Carolyn, a esposa de Lester e mãe de Jane, desenvolve uma subjetividade que traduz o mais-de-gozar, onde a pulsão pelo consumo ganha valor no lugar onde as expressões do  capitalismo são alargadas. Carolyn quer ter uma carreira bem sucedida no ramo da corretagem de imóveis e deseja alcançar a mesma popularidade e sucesso do concorrente cujo jargão chama-se por “o rei dos imóveis”. Essa admiração a conduz ao adultério com “o rei dos imóveis”. Na vida familiar, Carolyn aparentava segura e confiante para a filha e marido, embora seu verdadeiro self estava arruinado pelo insucesso nas vendas de imóveis. A posição de liderança de Carolyn no sistema familiar acabava por rebaixar o marido, que a tinha como bem sucedida e no dever de governabilidade da família. Carolyn, diferentemente de Lester, era alienada quanto ao complexo familiar: os afetos da filha Jane e  a posição rebaixada do marido em relação à ela.


Colonel Flits passa a interpretar erroneamente a orientação sexual do seu filho Rick ao perceber uma aproximação com Lester. Essa aproximação dava-se apenas pelo interesse de Lester no uso de maconha. A certeza equivocada de que o filho era homossexual, transforma-se em uma permissão para dar vazão a pulsões reprimidas, e Colonel Flits aproxima-se de Lester para lhe beijar. Lester o afasta fazendo entender que há um equívoco quanto aos pensamentos intrusivos.  Amarguradamente, Flits mata Lester, protegendo o ego e a reputação de uma carreira militar.

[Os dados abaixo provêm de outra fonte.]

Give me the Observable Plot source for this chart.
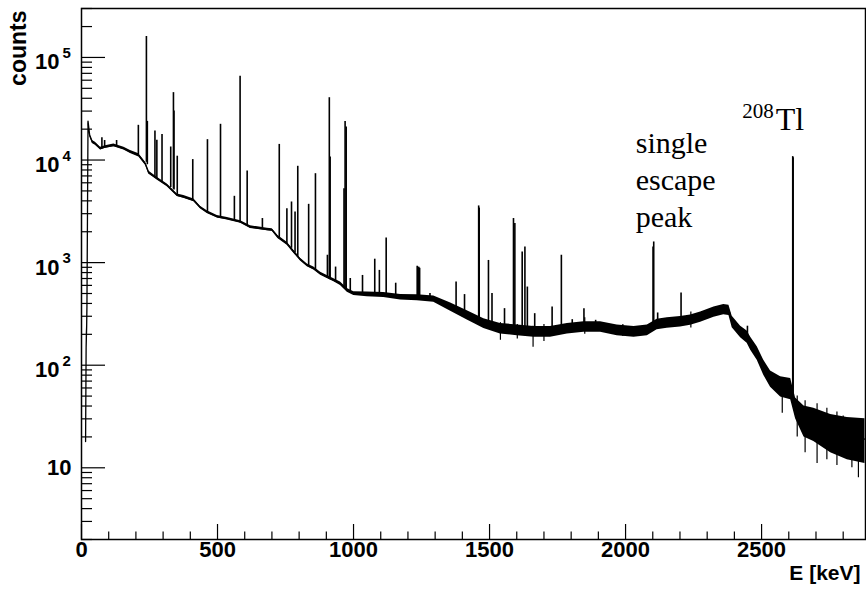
<!DOCTYPE html>
<html><head><meta charset="utf-8">
<script src="https://cdn.jsdelivr.net/npm/d3@7"></script>
<script src="https://cdn.jsdelivr.net/npm/@observablehq/plot@0.6"></script>
<style>body{margin:0;background:#fff} svg{display:block}</style>
</head><body><div id="chart"></div>
<script>
// Continuum (energy in keV, counts; lower/upper edge of the noise band)
const contE      = [15,17,19,20,22,24,30,40,51,70,88,119,156,180,211,235,247,278,315,352,376,413,437,462,499,536,585,621,683,701,722,756,781,805,830,854,879,903,928,952,977,1001,1050,1111,1173,1234,1295,1357,1418,1479,1540,1602,1663,1724,1786,1847,1908,1969,2031,2080,2116,2153,2202,2239,2276,2325,2361,2380,2392,2423,2447,2460,2484,2508,2533,2570,2607,2625,2656,2692,2754,2815,2880];
const contCounts = [18,150,240,370,3000,24000,17500,15000,14400,12900,13400,13900,12900,12000,11100,9200,7550,6600,5670,4530,4360,4050,3450,3110,2800,2680,2490,2220,2100,2080,1780,1530,1270,1070,940,875,780,725,672,624,537,499,491,485,460,455,440,369,306,254,227,219,211,211,227,236,236,219,211,219,250,258,265,275,295,330,348,343,264,211,188,162,130,96,74,61,59,39,28,26,22,20,19];
const contLow    = [18,150,230,300,3000,22500,17000,14500,13900,12500,13000,13500,12500,11600,10700,8900,7300,6400,5500,4400,4230,3930,3350,3020,2720,2600,2420,2150,2040,2020,1720,1480,1230,1035,910,845,755,700,650,600,515,478,465,458,432,425,410,336,276,228,202,194,187,187,202,210,210,194,187,194,222,229,236,245,263,294,310,305,232,185,164,140,112,80,61,49,46,30,20,18,14,12,11];
const contHigh   = [18,150,300,370,3000,24000,18000,15500,14900,13300,13800,14300,13300,12400,11500,9500,7800,6800,5850,4670,4500,4170,3550,3200,2880,2760,2560,2290,2160,2140,1840,1580,1310,1105,970,905,805,750,695,648,560,520,518,512,490,487,472,405,340,283,255,247,238,238,255,265,265,247,238,247,281,290,298,309,331,370,390,385,300,240,215,187,151,112,88,77,74,48,40,38,33,31,30];

// Single-bin noise excursions (energy, lowest and highest counts reached)
const spikeE    = [1540,1602,1660,1700,1850,1990,2240,2576,2631,2660,2704,2740,2777,2800,2832,2856];
const spikeLow  = [175,180,150,170,200,190,230,34,20,14,11,12,10.5,13,10,8];
const spikeHigh = [260,250,240,250,290,250,330,75,50,45,42,38,35,32,30,30];

// Peaks (energy in keV, peak-top counts, continuum under the peak)
const peakE    = [75,85,129,209,238.6,242,270,277,296,328,338,340,352,409,463,511,562,583,609,665,727,755,772,785,795,835,860,904,911,914,934,965,969,973,988,1033,1078,1095,1120,1155,1234,1237,1240,1243,1281,1377,1408,1460,1462,1496,1509,1555,1588,1593,1620,1630,1639,1666,1730,1764,1804,1847,1890,2101,2103.5,2118,2204,2448,2614.5,2616];
const peakTop  = [16500,15500,15500,21800,160000,23800,19200,15600,17700,13400,45400,30000,10900,10100,15800,22300,4430,65500,7810,2690,14200,3360,3900,3110,8690,3700,7360,1180,40500,10700,905,5260,23800,21000,700,750,1080,840,1740,630,920,900,900,880,500,647,488,3570,3400,1050,499,356,2690,2400,1270,1420,578,318,369,1180,278,356,274,1420,1590,323,506,240,10800,10500];
const peakBase = [13000,13200,13700,11300,9500,9000,6700,6500,6100,5400,5200,5100,4500,4000,3100,2750,2550,2450,2300,2100,1700,1500,1380,1250,1150,920,850,700,690,680,650,580,570,560,515,490,485,485,480,470,450,450,450,450,440,350,300,250,250,230,225,220,215,215,215,213,212,210,211,215,225,235,235,225,225,245,262,185,55,45];

// Axis ticks and labels
const xMajor = [0,500,1000,1500,2000,2500];
const yMajor = [10,100,1000,10000,100000];
const yExponent = ["","2","3","4","5"];
const xMinor = d3.range(0, 2900, 100).filter(v => v % 500 !== 0);
const yMinor = [];
for (const dec of [1,10,100,1000,10000,100000]) for (let k = 2; k <= 9; k++) { const v = k*dec; if (v >= 2 && v <= 3e5) yMinor.push(v); }

const cont = contE.map((E,i) => ({E, c: contCounts[i], lo: contLow[i], hi: contHigh[i]}));
const spikes = spikeE.map((E,i) => ({E, lo: spikeLow[i], hi: spikeHigh[i]}));
const peaks = peakE.map((E,i) => ({E, top: peakTop[i], base: peakBase[i]}));
const yLabels = yMajor.map((v,i) => ({v, exp: yExponent[i]}));
const sep = peaks.find(p => p.E === 2103.5);
const tl = peaks.find(p => p.E === 2614.5);

const W = 866, H = 597, mL = 81, mR = 1, mT = 8, mB = 58;
const fw = W - mL - mR, fh = H - mT - mB;
const sans = "'Liberation Sans', Arial, Helvetica, sans-serif";
const serif = "'Liberation Serif', 'Times New Roman', serif";

const chart = Plot.plot({
  width: W, height: H,
  marginLeft: mL, marginRight: mR, marginTop: mT, marginBottom: mB,
  style: {fontFamily: sans, background: "white", color: "black"},
  x: {domain: [0, 2882], axis: null},
  y: {type: "log", domain: [2, 3e5], axis: null},
  marks: [
    Plot.areaY(cont, {x: "E", y1: "lo", y2: "hi", fill: "black", curve: "linear"}),
    Plot.line(cont, {x: "E", y: "c", stroke: "black", strokeWidth: 1.3}),
    Plot.ruleX(spikes, {x: "E", y1: "lo", y2: "hi", stroke: "black", strokeWidth: 1.2}),
    Plot.ruleX(peaks, {x: "E", y1: "base", y2: "top", stroke: "black", strokeWidth: 1.6}),
    // ticks (inside the frame)
    Plot.tickY(yMajor, {y: d => d, stroke: "black", strokeWidth: 1.2, insetRight: fw - 24}),
    Plot.tickY(yMinor, {y: d => d, stroke: "black", strokeWidth: 1.2, insetRight: fw - 11}),
    Plot.tickX(xMajor, {x: d => d, stroke: "black", strokeWidth: 1.2, insetTop: fh - 15}),
    Plot.tickX(xMinor, {x: d => d, stroke: "black", strokeWidth: 1.2, insetTop: fh - 7.5}),
    Plot.frame({stroke: "black", strokeWidth: 1.5}),
    // y tick labels
    Plot.text(yLabels.filter(d => d.exp === ""), {y: "v", text: d => "10", frameAnchor: "left", textAnchor: "end", dx: -10, fontSize: 22, fontWeight: "bold"}),
    Plot.text(yLabels.filter(d => d.exp !== ""), {y: "v", text: d => "10", frameAnchor: "left", textAnchor: "end", dx: -22, dy: 5, fontSize: 22, fontWeight: "bold"}),
    Plot.text(yLabels.filter(d => d.exp !== ""), {y: "v", text: "exp", frameAnchor: "left", textAnchor: "start", dx: -19, dy: -4, fontSize: 15, fontWeight: "bold"}),
    // x tick labels
    Plot.text(xMajor, {x: d => d, text: d => String(d), frameAnchor: "bottom", dy: 17.5, fontSize: 22, fontWeight: "bold"}),
    // axis titles
    Plot.text(["E [keV]"], {text: d => d, frameAnchor: "bottom-right", textAnchor: "end", dx: -5, dy: 40.5, fontSize: 21, fontWeight: "bold"}),
    Plot.text(["counts"], {text: d => d, frameAnchor: "top-left", rotate: -90, textAnchor: "end", dx: -72, dy: 2, fontSize: 23, fontWeight: "bold"}),
    // annotations
    Plot.text([sep], {x: "E", y: "top", text: d => "single\nescape\npeak", textAnchor: "start", lineAnchor: "bottom", lineHeight: 1.23, dx: -18, dy: -15, fontSize: 30, fontFamily: serif}),
    Plot.text([tl], {x: "E", y: "top", text: d => "Tl", textAnchor: "start", lineAnchor: "bottom", dx: -17, dy: -27, fontSize: 32, fontFamily: serif}),
    Plot.text([tl], {x: "E", y: "top", text: d => "208", textAnchor: "end", lineAnchor: "bottom", dx: -19, dy: -39, fontSize: 21, fontFamily: serif})
  ]
});
document.getElementById("chart").appendChild(chart);
</script>
</body></html>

Nós, enquanto sujeitos sociais, tendemos a viver de acordo com o nosso falso self, escondendo de todos as nossas sombras. Eis a proposta do filme Beleza Americana: escancarar a hipocrisia de nossos relacionamentos. Vivemos as angústias pertinentes ao existir, padecemos de comportamentos inaceitáveis socialmente e de pensamentos neurotizantes. Mas nem tudo está perdido.